SUMMARY OF KEY RISKS 2017

  • Brian O’Donnell, GRI Executive-in-Residence
  • Alex LaPlante, GRI Research Manager
Cartoon style graphic of a business man standing on a bar graph and looking through a telescope with a city skyline in the background.

Initial Perspectives on 2017 and so long to 2016!

It’s that time of year where we start to set our eyes on what the next 12 months has in store for us. Along with the continued slow recovery from the financial crisis, 2016 was a year fraught with political surprises and market volatility. With Italy’s recent ‘no’ vote on political reforms, the forthcoming referendums and elections in France and Germany and more than $10 tn in public debt outstanding, the risk of further heightened Eurozone instability is cause for elevated concern. It is safe to say that 2017 will be yet another wild geopolitical ride.
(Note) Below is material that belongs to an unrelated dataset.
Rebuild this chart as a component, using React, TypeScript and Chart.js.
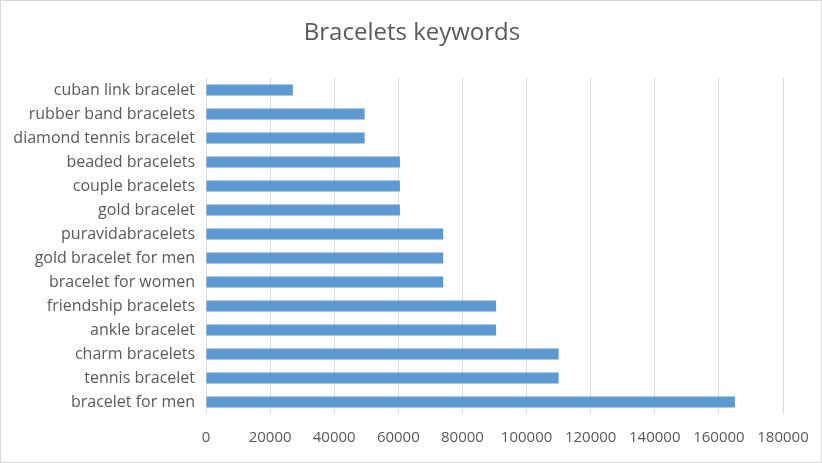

Emerging market economies continue to struggle with the mix of low commodity prices, high debt levels, the stronger US dollar (which causes stress on those with US$ denominated debt), and threats of trade disruption. Furthermore, analysts around the globe are beginning to report on the risk of stagflation, were growth stagnates but debt monetization drives inflation higher, which may present close to a worst case scenario for financial institutions. So with all of that, 2017 looks to be another challenging year.